One man, Mo Hailong, also known as Robert Mo, was arrested Wednesday in Miami, where he lives, said U.S. Attorney Nicholas Klinefeldt, the Des Moines-based federal prosecutor for central Iowa. Mo is charged with conspiracy to steal trade secrets. The other five men charged are being sought by federal authorities, Klinefeldt said.

Court documents read like an espionage novel with Chinese men found crawling on their knees in Midwest cornfields secretly stealing corn ears and federal agents obtaining court orders to tap the cell phone and bug the rental car of the CEO of Kings Nower Seed, a subsidiary of Beijing-based conglomerate DBN Group.

The FBI also placed GPS tracking devices on cars and tracked the men as they moved around the Midwest countryside stopping at cornfields and buying bags of seed from dealers in Iowa and Missouri.

The other men charged include Li Shaoming, CEO of Kings Nower Seed and employees Wang Lei, Ye Jian, and Lin Young. They all live in China, which shares no extradition agreement with the U.S.

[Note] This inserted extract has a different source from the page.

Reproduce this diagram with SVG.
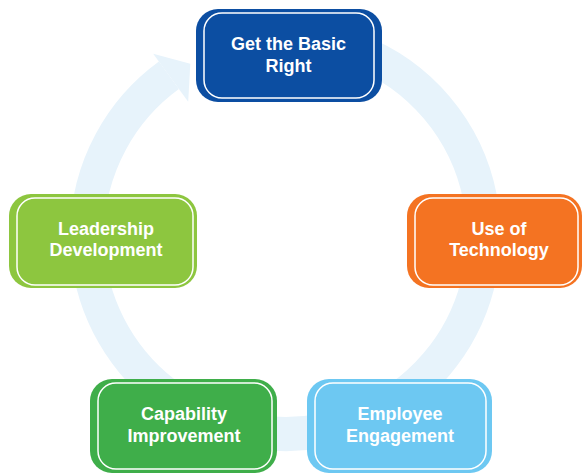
<svg xmlns="http://www.w3.org/2000/svg" width="582" height="473" viewBox="0 0 582 473">
<style>
.ring{fill:none;stroke:#e7f3fb;stroke-width:34;stroke-linecap:butt}
.head{fill:#e7f3fb}
.inner{fill:none;stroke:#ffffff;stroke-width:1.5}
.lbl{font-family:"Liberation Sans",Arial,sans-serif;font-weight:bold;font-size:18px;fill:#ffffff;text-anchor:middle}
</style>
<rect width="582" height="473" fill="#ffffff"/>
<g id="connectors">
<path class="ring" d="M 268.2 38.2 A 198.3 198.3 0 1 1 168.9 75.3"/>
<polygon class="head" points="153.2,53.7 190.3,63.8 188.2,101.8"/>
</g>
<g id="node-basic">
<rect x="196" y="9" width="186" height="93" rx="22" fill="#0c4ea2"/>
<rect class="inner" x="204" y="13" width="170" height="85" rx="18"/>
<text class="lbl" x="288.5" y="50">Get the Basic</text>
<text class="lbl" x="288.5" y="72">Right</text>
</g>
<g id="node-technology">
<rect x="407" y="194" width="175" height="94" rx="22" fill="#f47322"/>
<rect class="inner" x="415" y="198" width="163" height="87" rx="18"/>
<text class="lbl" x="499" y="235">Use of</text>
<text class="lbl" x="499" y="256">Technology</text>
</g>
<g id="node-leadership">
<rect x="9" y="194" width="188" height="94" rx="22" fill="#8dc63f"/>
<rect class="inner" x="17" y="198" width="176" height="87" rx="18"/>
<text class="lbl" x="106" y="235">Leadership</text>
<text class="lbl" x="106" y="256">Development</text>
</g>
<g id="node-capability">
<rect x="90" y="379" width="187" height="94" rx="22" fill="#3fae4a"/>
<rect class="inner" x="98" y="383" width="174" height="86" rx="18"/>
<text class="lbl" x="184" y="420">Capability</text>
<text class="lbl" x="184" y="442">Improvement</text>
</g>
<g id="node-engagement">
<rect x="307" y="379" width="185" height="94" rx="22" fill="#6dc8f2"/>
<rect class="inner" x="315" y="383" width="171" height="86" rx="18"/>
<text class="lbl" x="400" y="420">Employee</text>
<text class="lbl" x="400" y="442">Engagement</text>
</g>
</svg>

Wang Hongwei, a dual citizen of China and Canada, who lives in Canada, also is charged. Klinefeldt said the U.S. and Canada does have an extradition agreement and all avenues are being considered to bring him into custody.

Court documents allege the men were observed taking corn from test fields containing highly valuable seed owned by Pioneer Hybrid and Monsanto, hiding it in a storage unit near Des Moines and eventually taking it to farm in Monee, Ill., which the FBI said had been purchased by Kings Nower Seed in March 2012.

In August 2012, the FBI attached listening and GPS tracking devices to a car rented by Lin and Ye and recorded conversations about how they collect seed, what they would do with it, what might happen if they get caught, and how Li was directing the activity.

On Sept. 30, 2012, the FBI tracked Ye and Li as they prepared to fly from Chicago to China. U.S. Customs searched them and found corn seed in their luggage. Ye had seed concealed in his pockets 13 napkins from a Subway sandwich shop.